Logan's headstone should be hear really soon next 2 weeks or so, I can't wait to see it. I took him some Tulips for his grave today. I miss him so much.

On a lighter subject. I was walking in my house yesterday with a handful of stuff. I wall into the kitchen and didn't notice that the floor was wet with dog pee! I slip fall flat on my back. My right foot went under the lip of the cabinet, but my big toe did not. My big toe met the top of my foot for the first time and hurt like hell. I lay on the floor in a dramatic screaming fit while Jack thought he was going to be super man and pick me up and take me to the hospital lol. My butt and back cleaned the dog pee up for Jack lol. We drove by the ER on the way home and seen 7 ambulances yes 7 parked waiting to take patients in. There was NO WAY I was going there broken foot or not. So, anyways I decided if I can bear weight on it then it is not broken and if something is, then it is a spare part anyways lol. It feels better today still hurts to move like it is jammed and just needs to be pulled, but NO FREAKING WAY am I doing that!

Babies finished a 5 day course of steroids today.

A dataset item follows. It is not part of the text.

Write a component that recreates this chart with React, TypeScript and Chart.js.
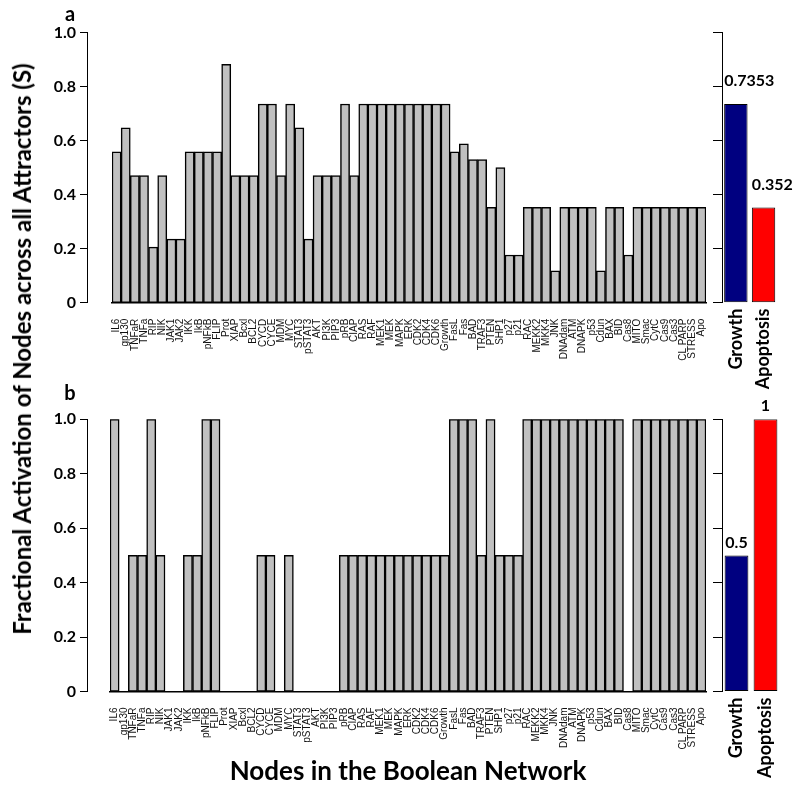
import React, { useEffect, useRef } from 'react';
import { Chart, registerables } from 'chart.js';
Chart.register(...registerables);

// ---------------- data ----------------
const nodeLabels = ['IL6','gp130','TNFaR','TNFa','RIP','NIK','JAK1','JAK2','IKK','IkB','pNFkB','FLIP','Prot','XIAP','Bcxl','BCL2','CYCD','CYCE','MDM','MYC','STAT3','pSTAT3','AKT','PI3K','PIP3','pRB','CIAP','RAS','RAF','MEK1','MEK','MAPK','ERK','CDK2','CDK4','CDK6','Growth','FasL','Fas','BAD','TRAF3','PTEN','SHP1','p27','p21','RAC','MEKK2','MKK4','JNK','DNAdam','ATM','DNAPK','p53','Cdun','BAX','BID','Cas8','MITO','Smac','CytC','Cas9','Cas3','CL PARP','STRESS','Apo'];

const activationA = [
  0.5588,0.6471,0.4706,0.4706,0.2059,0.4706,0.2353,0.2353,0.5588,0.5588,0.5588,0.5588,0.8824,0.4706,0.4706,0.4706,0.7353,0.7353,0.4706,0.7353,0.6471,0.2353,0.4706,0.4706,0.4706,0.7353,0.4706,
  0.7353,0.7353,0.7353,0.7353,0.7353,0.7353,0.7353,0.7353,0.7353,0.7353,
  0.5588,0.5882,0.5294,0.5294,0.3529,0.5,0.1765,0.1765,0.3529,0.3529,0.3529,0.1176,0.3529,0.3529,0.3529,0.3529,0.1176,0.3529,0.3529,0.1765,0.3529,
  0.3529,0.3529,0.3529,0.3529,0.3529,0.3529,0.3529,
];

const activationB = [
  1,0,0.5,0.5,1,0.5,0,0,0.5,0.5,1,1,0,0,0,0,0.5,0.5,0,0.5,0,0,0,0,0,
  0.5,0.5,0.5,0.5,0.5,0.5,0.5,0.5,0.5,0.5,0.5,0.5,
  1,1,1,0.5,1,0.5,0.5,0.5,
  1,1,1,1,1,1,1,1,1,1,1,
  0,
  1,1,1,1,1,1,1,1,
];

const outcomeLabels = ['Growth', 'Apoptosis'];
const outcomeA = [0.7353, 0.352];
const outcomeB = [0.5, 1];

const yTickLabels = ['0', '0.2', '0.4', '0.6', '0.8', '1.0'];

const yTitle = 'Fractional Activation of Nodes across all Attractors (S)';
const xTitle = 'Nodes in the Boolean Network';

// ---------------- layout / style ----------------
const BOLD = 'Lato, "Open Sans", sans-serif';
const LABEL_FONT = '"Liberation Sans", Arial, sans-serif';

type Panel = {
  top: number; height: number; yTop: number; yBottom: number;
  barLeft: number; barRight: number; sideRight: number; sideBar: number;
  values: number[]; outcomes: number[];
  labelAlign: 'left' | 'center'; labelOffset: number; showXTitle: boolean;
};

const panelA: Panel = {
  top: 0, height: 400, yTop: 32.5, yBottom: 302.7,
  barLeft: 112, barRight: 706, sideRight: 777.4, sideBar: 0.845,
  values: activationA, outcomes: outcomeA,
  labelAlign: 'left', labelOffset: 23, showXTitle: false,
};
const panelB: Panel = {
  top: 380, height: 407, yTop: 39.3, yBottom: 311.5,
  barLeft: 110, barRight: 706, sideRight: 780, sideBar: 0.82,
  values: activationB, outcomes: outcomeB,
  labelAlign: 'center', labelOffset: 13, showXTitle: true,
};

const MAIN_LEFT = 100, MAIN_W = 620;
const SIDE_LEFT = 700, SIDE_W = 100;

function valueLabelPlugin(align: 'left' | 'center', offset: number) {
  return {
    id: 'valueLabels',
    afterDatasetsDraw(chart: any) {
      const { ctx } = chart;
      const meta = chart.getDatasetMeta(0);
      const data = chart.data.datasets[0].data;
      ctx.save();
      ctx.font = `bold 16px ${BOLD}`;
      ctx.fillStyle = '#000';
      ctx.textAlign = align;
      ctx.textBaseline = 'middle';
      meta.data.forEach((el: any, i: number) => {
        const { x, y, width } = el.getProps(['x', 'y', 'width'], true);
        const tx = align === 'left' ? x - width / 2 : x;
        ctx.fillText(String(data[i]), tx, y - offset);
      });
      ctx.restore();
    },
  };
}

function axisConfig(p: Panel): any {
  return {
    type: 'bar',
    data: { labels: [], datasets: [] },
    options: {
      animation: false, responsive: false, events: [],
      layout: { padding: { top: p.yTop, bottom: p.height - p.yBottom, left: 0, right: 0 } },
      plugins: { legend: { display: false }, tooltip: { enabled: false } },
      scales: {
        x: { display: false },
        y: {
          min: 0, max: 1,
          ticks: {
            stepSize: 0.2, color: '#000', padding: 4,
            callback: (_v: any, i: number) => yTickLabels[i],
            font: { family: BOLD, weight: 'bold', size: 16 },
          },
          grid: { display: true, drawOnChartArea: false, drawTicks: true, tickLength: 7, color: '#000' },
          border: { display: true, color: '#000', width: 1 },
          afterFit: (s: any) => { s.width = 87; },
        },
      },
    },
  };
}

function mainConfig(p: Panel): any {
  return {
    type: 'bar',
    data: {
      labels: nodeLabels,
      datasets: [{
        data: p.values, backgroundColor: '#c0c0c0', borderColor: '#000',
        borderWidth: 1.5, borderSkipped: false, barPercentage: 1, categoryPercentage: 1,
      }],
    },
    options: {
      animation: false, responsive: false, events: [],
      layout: { padding: { top: p.yTop, left: p.barLeft - MAIN_LEFT, right: MAIN_LEFT + MAIN_W - p.barRight, bottom: 0 } },
      plugins: { legend: { display: false }, tooltip: { enabled: false } },
      scales: {
        x: {
          grid: { display: false, drawTicks: true, tickLength: 13 },
          border: { display: true, color: '#000', width: 1.5 },
          ticks: {
            autoSkip: false, minRotation: 90, maxRotation: 90, padding: 3, color: '#111',
            font: { family: LABEL_FONT, size: 10 },
          },
          title: {
            display: p.showXTitle, text: xTitle, color: '#000',
            font: { family: BOLD, weight: 'bold', size: 26 }, padding: { top: 0, bottom: 0 },
          },
          afterFit: (s: any) => { s.height = p.height - p.yBottom; },
        },
        y: { display: false, min: 0, max: 1 },
      },
    },
  };
}

function sideConfig(p: Panel): any {
  return {
    type: 'bar',
    data: {
      labels: outcomeLabels,
      datasets: [{
        data: p.outcomes, backgroundColor: ['#000080', '#ff0000'], borderColor: '#000',
        borderWidth: 1, borderSkipped: false, barPercentage: p.sideBar, categoryPercentage: 1,
      }],
    },
    options: {
      animation: false, responsive: false, events: [],
      layout: { padding: { top: p.yTop, left: 0, right: SIDE_LEFT + SIDE_W - p.sideRight, bottom: 0 } },
      plugins: { legend: { display: false }, tooltip: { enabled: false } },
      scales: {
        x: {
          grid: { display: false, drawTicks: true, tickLength: 3 },
          border: { display: false },
          ticks: {
            autoSkip: false, minRotation: 90, maxRotation: 90, padding: 3, color: '#000',
            font: { family: BOLD, weight: 'bold', size: 18 },
          },
          afterFit: (s: any) => { s.height = p.height - p.yBottom; },
        },
        y: {
          min: 0, max: 1,
          ticks: { display: false, stepSize: 0.2 },
          grid: { display: true, drawOnChartArea: false, drawTicks: true, tickLength: 9, color: '#000' },
          border: { display: true, color: '#000', width: 1 },
          afterFit: (s: any) => { s.width = 22; },
        },
      },
    },
    plugins: [valueLabelPlugin(p.labelAlign, p.labelOffset)],
  };
}

function ChartCanvas(props: { left: number; top: number; width: number; height: number; make: () => any }) {
  const ref = useRef<HTMLCanvasElement>(null);
  useEffect(() => {
    const chart = new Chart(ref.current as HTMLCanvasElement, props.make());
    return () => chart.destroy();
  }, []);
  return (
    <canvas
      ref={ref}
      width={props.width}
      height={props.height}
      style={{ position: 'absolute', left: props.left, top: props.top, width: props.width, height: props.height }}
    />
  );
}

function PanelView({ p }: { p: Panel }) {
  return (
    <>
      <ChartCanvas left={0} top={p.top} width={100} height={p.height} make={() => axisConfig(p)} />
      <ChartCanvas left={MAIN_LEFT} top={p.top} width={MAIN_W} height={p.height} make={() => mainConfig(p)} />
      <ChartCanvas left={SIDE_LEFT} top={p.top} width={SIDE_W} height={p.height} make={() => sideConfig(p)} />
    </>
  );
}

export default function App() {
  return (
    <div style={{ position: 'absolute', left: 0, top: 0, width: 800, height: 787, background: '#fff', overflow: 'hidden' }}>
      <PanelView p={panelA} />
      <PanelView p={panelB} />
      <div style={{
        position: 'absolute', left: 22, top: 349, transform: 'translate(-50%, -50%) rotate(-90deg)',
        whiteSpace: 'nowrap', fontFamily: BOLD, fontWeight: 'bold', fontSize: 24, color: '#000', lineHeight: 1,
      }}>{yTitle}</div>
      <div style={{
        position: 'absolute', left: 70, top: 13, transform: 'translate(-50%, -50%)',
        fontFamily: BOLD, fontWeight: 'bold', fontSize: 20, color: '#000', lineHeight: 1,
      }}>a</div>
      <div style={{
        position: 'absolute', left: 70, top: 392, transform: 'translate(-50%, -50%)',
        fontFamily: BOLD, fontWeight: 'bold', fontSize: 20, color: '#000', lineHeight: 1,
      }}>b</div>
    </div>
  );
}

Andrew is been almost as LOUD as Jacob. That kid needs to find his fingers again PLEASE! He woke up the other night at 1am and demanded to be held for over an hour. Poor baby. I think they are both working pretty hard on cutting some teeth. Andrew's sleeve was so wet the other morning I would have squeezed the drool out of it. YUCK! We have been working on getting our house back into shape. We got the living room, kitchen, and Ava's room done. Now just my room and the garage left. Then we will tackle outside! I want a Jacuzzi now! Haven't heard anything about Logan's life insurance money yet. I spent $9000 (income tax) in less than a week paying BILLS bills BILLS. We paid off our van and a bunch of little credit card debt. Now I am poor again :-( If we get his money we will put some away for the kids possibly replace our carpets in the main part of the house and maybe pay so more of our debt. LOL AND BUY A JACUZZI! LOL no! Bad Jennifer!